But Spears also offers new detail, explaining that she started to push against the constraints of the conservatorship around the time she released her last album, 2016's Glory.
"For some reason, I started to get a spark back. I started making Glory, and I got the fire back in my eyes. I started getting more confidence, and with confidence, people were like 'What's going on now, she's speaking up a little more.
"I think with confidence comes enlightenment, which makes you think better. That's the last thing they wanted," she said.
"I had to just play this role, that everything was OK all the time. I knew they could hurt me."

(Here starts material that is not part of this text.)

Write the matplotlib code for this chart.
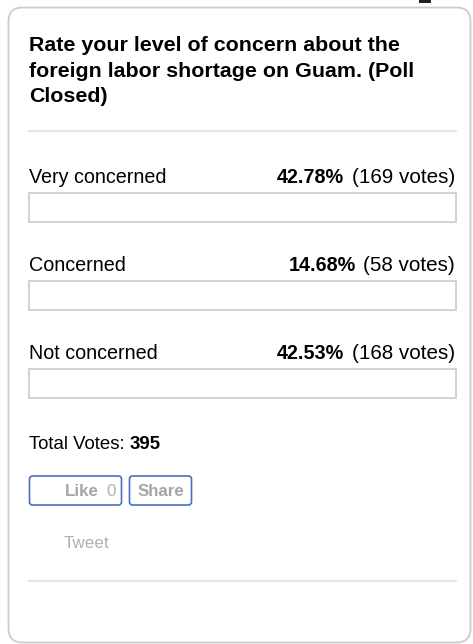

She describes being 30 years old, living "under my dad's rules", and looking to the rest of her family and wondering how they were going along with it.
Spears claims she was sent away to a mental health facility against her will in 2019 as a punishment for voicing her opinions during rehearsals for her cancelled Vegas residency Domination.
"I didn't want to ever go there. I remember calling my dad on the phone crying, and he said 'You have to listen to the doctors. I can't help you now.'"
She says she hated her time in the facility and it made her briefly stop believing in god.
"How did they get away with it, and what the f**k did I do to deserve that?" she asks.
Spears says she then started to become aware of the #FreeBritney campaign, as fans demanded more transparency about her conservatorship.
She says she eventually stopped contacting her father, got a lawyer of her own through a "wonderful friend" and started the process of trying to extricate herself from the conservatorship, which she did successfully last year.
"They literally killed me. They threw me away. My family threw me away," she says.
"I was a machine. It was insane how hard I worked."
Spears finishes the YouTube video by reiterating that she's had "lots of offers" for lucrative interviews to share her story, but she's not interested.
"For me, it's beyond a sit-down interview," she says.
"I'm sharing this because I want people to know, I'm only human. I do feel victimised - and how can I mend this if I don't talk about it?"
"I have an amazing song right now with one of the most brilliant men of our time, and I'm so grateful. But if you're a weird, introvert oddball like me, who feels alone a lot of the time, and you needed to hear a story like mine today to know that you're not alone, know this: My life has been far from easy, and you're not alone."